(Figure scripts)
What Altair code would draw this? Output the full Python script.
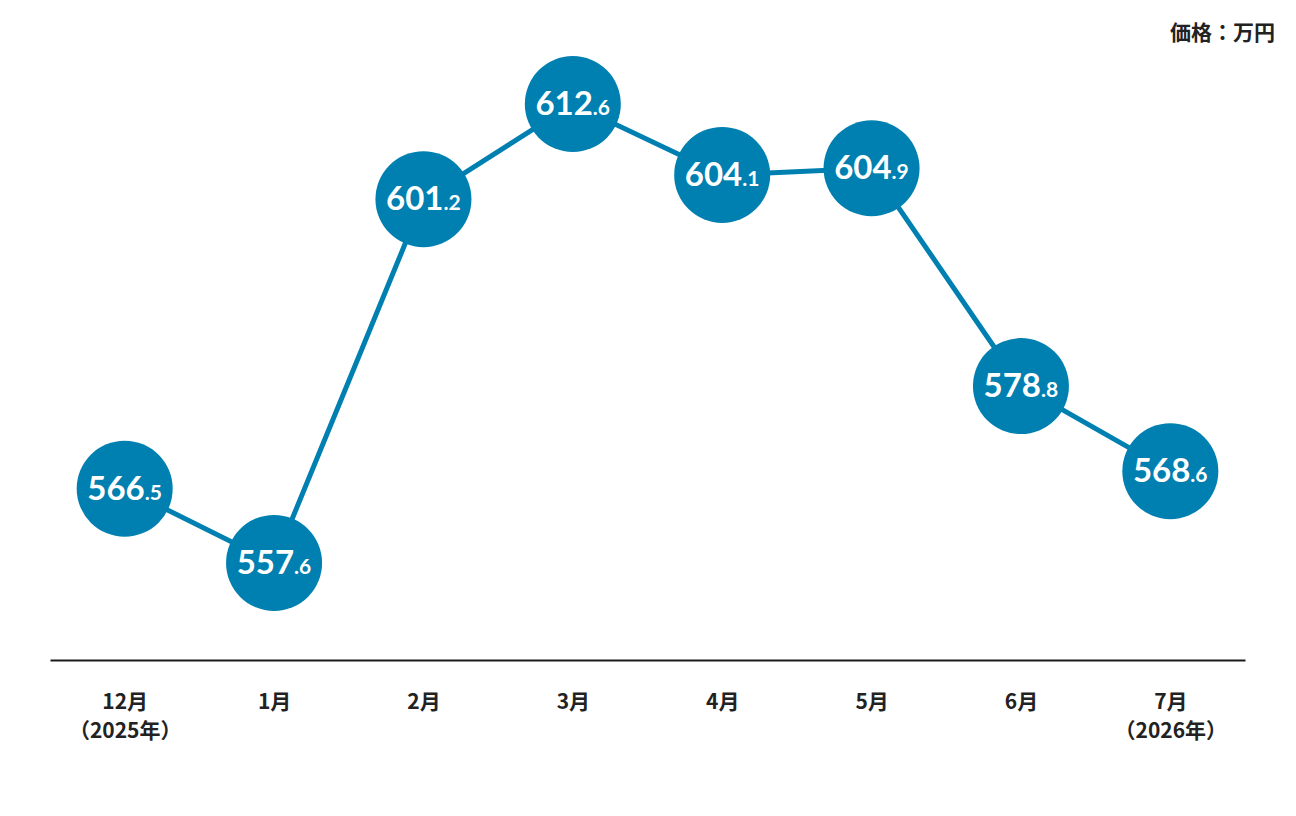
import altair as alt
import pandas as pd

months = ["12月\n（2025年）", "1月", "2月", "3月", "4月", "5月", "6月", "7月\n（2026年）"]
prices = [566.5, 557.6, 601.2, 612.6, 604.1, 604.9, 578.8, 568.6]
int_parts = ["566", "557", "601", "612", "604", "604", "578", "568"]
dec_parts = [".5", ".6", ".2", ".6", ".1", ".9", ".8", ".6"]

df = pd.DataFrame({"month": months, "price": prices, "ip": int_parts, "dp": dec_parts})

BLUE = "#0080B1"
x = alt.X("month:N", sort=months, scale=alt.Scale(paddingInner=0, paddingOuter=0),
          axis=alt.Axis(title=None, labelAngle=0, ticks=False, grid=False,
                        domainColor="#1a1a1a", domainWidth=2,
                        labelExpr="split(datum.label, '\\n')",
                        labelFont="Noto Sans CJK JP", labelFontWeight="bold",
                        labelFontSize=21, labelColor="#222222", labelPadding=31,
                        labelLineHeight=29))
y = alt.Y("price:Q", scale=alt.Scale(domain=[545.97, 620.27], nice=False, zero=False),
          axis=None)

base = alt.Chart(df).encode(x=x, y=y)
line = base.mark_line(color=BLUE, strokeWidth=5)
dots = base.mark_circle(color=BLUE, opacity=1, size=9216)
t_int = base.mark_text(color="white", font="Lato", fontWeight="bold", fontSize=33,
                       align="right", baseline="alphabetic", dx=20, dy=11).encode(text="ip:N")
t_dec = base.mark_text(color="white", font="Lato", fontWeight="bold", fontSize=21,
                       align="left", baseline="alphabetic", dx=20, dy=11).encode(text="dp:N")

chart = alt.layer(line, dots, t_int, t_dec).properties(
    width=1195, height=620,
    autosize=alt.AutoSizeParams(type="none"),
    padding={"left": 42, "top": 32, "right": 40, "bottom": 100},
    title=alt.TitleParams("価格：万円", anchor="end", font="Noto Sans CJK JP",
                          fontWeight="bold", fontSize=21, color="#222222", dx=30, offset=-4),
).configure_view(stroke=None)

chart.save("out.html", embed_options={"renderer": "svg", "actions": False})
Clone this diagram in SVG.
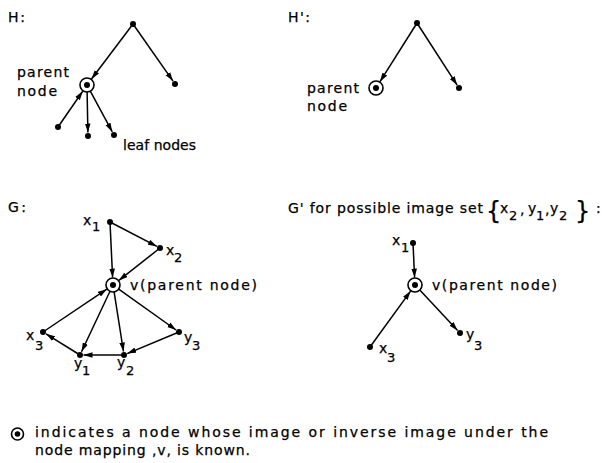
<svg xmlns="http://www.w3.org/2000/svg" width="605" height="463" viewBox="0 0 605 463">
<style>
text{font-family:"DejaVu Sans","Liberation Sans",sans-serif;font-size:14px;fill:#000;stroke:#000;stroke-width:0.25}
.sub{font-size:13px}
.dot{fill:#000}
.ring{fill:#fff;stroke:#000;stroke-width:1.6}
.e{stroke:#000;stroke-width:1.5;fill:none;marker-end:url(#ah)}
</style>
<defs>
<marker id="ah" markerUnits="userSpaceOnUse" markerWidth="9" markerHeight="6" refX="9" refY="3" orient="auto">
<path d="M0,0.2 L9,3 L0,5.8 z" fill="#000"/>
</marker>
</defs>
<rect width="605" height="463" fill="#fff"/>

<!-- titles -->
<text x="8" y="22" textLength="17">H:</text>
<text x="288" y="22" textLength="22">H':</text>
<text x="8" y="212" textLength="18">G:</text>
<text x="288" y="213" textLength="195" lengthAdjust="spacing">G' for possible image set</text>
<text x="486" y="219" style="font-size:24px">{</text>
<text x="500" y="213">x</text><text x="509" y="220" class="sub">2</text>
<text x="520" y="214">,</text>
<text x="528" y="213">y</text><text x="536" y="220" class="sub">1</text>
<text x="545" y="214">,</text>
<text x="550" y="213">y</text><text x="559" y="220" class="sub">2</text>
<text x="575" y="219" style="font-size:24px">}</text>
<text x="596" y="213">:</text>

<!-- connectors -->
<g id="connectors">
<!-- H -->
<line class="e" x1="133" y1="24" x2="91.5" y2="79"/>
<line class="e" x1="133" y1="24" x2="173" y2="81.1"/>
<line class="e" x1="58" y1="127" x2="82.7" y2="91.2"/>
<line class="e" x1="87.1" y1="92" x2="87.9" y2="132.5"/>
<line class="e" x1="90.3" y1="91.2" x2="112.3" y2="131.9"/>
<!-- H' -->
<line class="e" x1="417" y1="23" x2="380" y2="81.7"/>
<line class="e" x1="417" y1="23" x2="457.1" y2="85.1"/>
<!-- G -->
<line class="e" x1="110" y1="222" x2="112.6" y2="277.5"/>
<line class="e" x1="110" y1="222" x2="156.9" y2="246.4"/>
<line class="e" x1="160" y1="248" x2="118.9" y2="280.4"/>
<line class="e" x1="43" y1="332" x2="106.8" y2="289.2"/>
<line class="e" x1="110" y1="291.3" x2="81.5" y2="351.8"/>
<line class="e" x1="114.1" y1="291.9" x2="123.5" y2="351.5"/>
<line class="e" x1="118.7" y1="289.1" x2="176.1" y2="330"/>
<line class="e" x1="80" y1="355" x2="46" y2="333.8"/>
<line class="e" x1="124" y1="355" x2="83.5" y2="355"/>
<line class="e" x1="179" y1="332" x2="127.2" y2="353.6"/>
<!-- G' -->
<line class="e" x1="413" y1="243" x2="414.6" y2="277.5"/>
<line class="e" x1="370" y1="347" x2="410.6" y2="291.1"/>
<line class="e" x1="419.8" y1="290.1" x2="457.6" y2="330.4"/>
</g>

<!-- H nodes -->
<g id="H-root"><circle class="dot" cx="133" cy="24" r="3"/></g>
<g id="H-parent"><circle class="ring" cx="87" cy="85" r="7"/><circle class="dot" cx="87" cy="85" r="3"/>
<text x="17" y="77" textLength="52">parent</text><text x="17" y="96" textLength="40">node</text></g>
<g id="H-right"><circle class="dot" cx="175" cy="84" r="3"/></g>
<g id="H-leaf1"><circle class="dot" cx="58" cy="127" r="3"/></g>
<g id="H-leaf2"><circle class="dot" cx="88" cy="136" r="3"/></g>
<g id="H-leaf3"><circle class="dot" cx="114" cy="135" r="3"/><text x="123" y="150" textLength="73">leaf nodes</text></g>

<!-- H' nodes -->
<g id="Hp-root"><circle class="dot" cx="417" cy="23" r="3"/></g>
<g id="Hp-parent"><circle class="ring" cx="376" cy="88" r="7"/><circle class="dot" cx="376" cy="88" r="3"/>
<text x="307" y="93" textLength="52">parent</text><text x="307" y="111" textLength="40">node</text></g>
<g id="Hp-right"><circle class="dot" cx="459" cy="88" r="3"/></g>

<!-- G nodes -->
<g id="G-x1"><circle class="dot" cx="110" cy="222" r="3"/><text x="83" y="225">x</text><text x="92" y="231" class="sub">1</text></g>
<g id="G-x2"><circle class="dot" cx="160" cy="248" r="3"/><text x="166" y="255">x</text><text x="174" y="262" class="sub">2</text></g>
<g id="G-v"><circle class="ring" cx="113" cy="285" r="7"/><circle class="dot" cx="113" cy="285" r="3"/><text x="130" y="290" textLength="127">v(parent node)</text></g>
<g id="G-x3"><circle class="dot" cx="43" cy="332" r="3"/><text x="26" y="340">x</text><text x="35" y="350" class="sub">3</text></g>
<g id="G-y1"><circle class="dot" cx="80" cy="355" r="3"/><text x="74" y="368">y</text><text x="82" y="375" class="sub">1</text></g>
<g id="G-y2"><circle class="dot" cx="124" cy="355" r="3"/><text x="117" y="367">y</text><text x="126" y="375" class="sub">2</text></g>
<g id="G-y3"><circle class="dot" cx="179" cy="332" r="3"/><text x="184" y="342">y</text><text x="192" y="350" class="sub">3</text></g>

<!-- G' nodes -->
<g id="Gp-x1"><circle class="dot" cx="413" cy="243" r="3"/><text x="392" y="245">x</text><text x="401" y="252" class="sub">1</text></g>
<g id="Gp-v"><circle class="ring" cx="415" cy="285" r="7"/><circle class="dot" cx="415" cy="285" r="3"/><text x="432" y="290" textLength="125">v(parent node)</text></g>
<g id="Gp-x3"><circle class="dot" cx="370" cy="347" r="3"/><text x="379" y="353">x</text><text x="387" y="362" class="sub">3</text></g>
<g id="Gp-y3"><circle class="dot" cx="460" cy="333" r="3"/><text x="466" y="339">y</text><text x="474" y="350" class="sub">3</text></g>

<!-- legend -->
<g id="legend">
<circle class="ring" cx="17.5" cy="434" r="6"/><circle class="dot" cx="17.5" cy="434" r="2.8"/>
<text x="35" y="437" textLength="513" lengthAdjust="spacing">indicates a node whose image or inverse image under the</text>
<text x="35" y="455" textLength="215" lengthAdjust="spacing">node mapping ,v, is known.</text>
</g>
</svg>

YOUR TASK:
Identify and copy all lines with the word "this".

EXERCISE SOLUTION:
What Altair code would draw this? Output the full Python script.
Clone this diagram in SVG.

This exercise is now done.